Assembling my new desk....yay!....

So, now I have to load the car up with 8 boxes of baby clothes which I'm donating to our hospital used clothing store and 2 boxes of books I'm donating to a local Family Support Centre.  There's many many many more boxes of clothes to go!

'til next time!

Monday, November 19, 2012

Common Sense.....

I have this great desire to repaint our living quarters.  So far, after staying up until 4:00am, I have finished one coat on the kitchen/dining area.

Tonight my Son and I went to our Church Hall (no wine served tonight haha) and helped the Ladies Auxiliary decorate their Christmas tree.  The ladies enjoyed having him there.  So, on our way home he was begging me to put up my Christmas tree (artificial, in the basement).  As the words were coming out of my mouth "Mommy's not putting up her tree until she finishes her painting"  I realized, I'm an idiot.  There's no way I will get all the painting I have planned finished before Christmas.  And why does it need to get finished before Christmas?  The kitchen will be done, that will be a nice accomplishment.  The rest can be done after the holidays.
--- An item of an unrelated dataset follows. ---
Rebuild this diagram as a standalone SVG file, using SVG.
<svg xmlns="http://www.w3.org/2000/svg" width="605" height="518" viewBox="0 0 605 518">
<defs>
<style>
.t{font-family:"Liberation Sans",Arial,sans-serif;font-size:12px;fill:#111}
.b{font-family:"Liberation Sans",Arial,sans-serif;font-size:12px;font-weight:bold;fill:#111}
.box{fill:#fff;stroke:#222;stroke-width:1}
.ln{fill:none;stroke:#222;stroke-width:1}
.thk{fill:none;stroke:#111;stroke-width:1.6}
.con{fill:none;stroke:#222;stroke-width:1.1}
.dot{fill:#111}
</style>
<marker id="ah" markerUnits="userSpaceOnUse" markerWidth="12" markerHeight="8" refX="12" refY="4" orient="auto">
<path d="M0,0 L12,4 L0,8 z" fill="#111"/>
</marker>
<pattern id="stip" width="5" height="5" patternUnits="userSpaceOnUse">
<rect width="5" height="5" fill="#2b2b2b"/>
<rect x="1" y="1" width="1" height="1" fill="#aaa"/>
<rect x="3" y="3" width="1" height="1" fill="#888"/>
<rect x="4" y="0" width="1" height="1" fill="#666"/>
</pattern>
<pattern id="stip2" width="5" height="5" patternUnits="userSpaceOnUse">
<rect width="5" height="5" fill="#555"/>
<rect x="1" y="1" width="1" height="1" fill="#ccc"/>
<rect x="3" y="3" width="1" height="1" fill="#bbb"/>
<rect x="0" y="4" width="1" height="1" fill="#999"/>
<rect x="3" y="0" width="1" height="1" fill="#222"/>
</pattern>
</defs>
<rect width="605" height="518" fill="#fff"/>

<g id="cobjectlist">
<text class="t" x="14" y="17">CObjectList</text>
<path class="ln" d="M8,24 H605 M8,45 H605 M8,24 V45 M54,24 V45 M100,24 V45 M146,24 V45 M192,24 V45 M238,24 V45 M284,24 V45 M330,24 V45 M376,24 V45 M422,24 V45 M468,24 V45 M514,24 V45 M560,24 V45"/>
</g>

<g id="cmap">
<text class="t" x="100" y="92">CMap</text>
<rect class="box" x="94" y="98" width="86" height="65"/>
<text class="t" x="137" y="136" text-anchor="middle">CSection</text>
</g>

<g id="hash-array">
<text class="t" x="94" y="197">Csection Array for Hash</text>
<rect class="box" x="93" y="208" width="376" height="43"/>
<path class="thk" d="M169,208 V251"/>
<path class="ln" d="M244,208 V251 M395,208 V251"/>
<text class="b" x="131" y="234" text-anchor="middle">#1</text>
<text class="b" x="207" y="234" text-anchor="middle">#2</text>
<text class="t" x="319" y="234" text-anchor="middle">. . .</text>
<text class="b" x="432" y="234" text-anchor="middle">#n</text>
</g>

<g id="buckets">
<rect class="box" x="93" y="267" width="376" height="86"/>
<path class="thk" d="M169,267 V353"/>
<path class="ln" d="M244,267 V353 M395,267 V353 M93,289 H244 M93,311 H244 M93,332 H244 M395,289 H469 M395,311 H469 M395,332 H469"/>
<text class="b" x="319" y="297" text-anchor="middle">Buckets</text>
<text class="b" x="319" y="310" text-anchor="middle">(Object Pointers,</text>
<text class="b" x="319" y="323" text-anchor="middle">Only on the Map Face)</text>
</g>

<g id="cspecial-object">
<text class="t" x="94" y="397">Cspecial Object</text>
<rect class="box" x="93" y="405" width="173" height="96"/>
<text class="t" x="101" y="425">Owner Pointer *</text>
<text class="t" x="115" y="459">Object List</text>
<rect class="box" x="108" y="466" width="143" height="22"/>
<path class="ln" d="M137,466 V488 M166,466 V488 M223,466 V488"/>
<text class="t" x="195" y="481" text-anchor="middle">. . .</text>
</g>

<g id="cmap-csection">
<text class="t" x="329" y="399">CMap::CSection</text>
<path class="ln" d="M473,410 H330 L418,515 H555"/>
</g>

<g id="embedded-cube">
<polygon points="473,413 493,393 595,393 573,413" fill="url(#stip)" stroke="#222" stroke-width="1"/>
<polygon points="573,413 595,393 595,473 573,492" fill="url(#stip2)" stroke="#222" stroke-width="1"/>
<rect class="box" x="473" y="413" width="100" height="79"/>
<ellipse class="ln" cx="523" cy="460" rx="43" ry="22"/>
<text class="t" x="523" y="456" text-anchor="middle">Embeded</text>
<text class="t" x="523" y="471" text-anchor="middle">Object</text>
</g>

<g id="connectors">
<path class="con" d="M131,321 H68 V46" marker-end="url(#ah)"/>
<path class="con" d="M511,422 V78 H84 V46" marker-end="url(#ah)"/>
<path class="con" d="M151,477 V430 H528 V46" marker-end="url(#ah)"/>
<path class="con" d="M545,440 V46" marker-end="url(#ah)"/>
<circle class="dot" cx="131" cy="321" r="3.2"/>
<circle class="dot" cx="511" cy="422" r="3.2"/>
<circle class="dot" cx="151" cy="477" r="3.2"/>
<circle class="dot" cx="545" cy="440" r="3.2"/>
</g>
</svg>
Sometimes you just have to give your head a shake and focus on what's important. Yes, the walls need paint but enjoying the holidays with family and friends is much more important.

I will be happy to have the kitchen completed and we're taking the time to do it right, I hope.  And when I look at the mess the kitchen is in and realize it will take another week or so for us to complete, I know deciding to finish that project and then move on to enjoying the holidays is the right decision.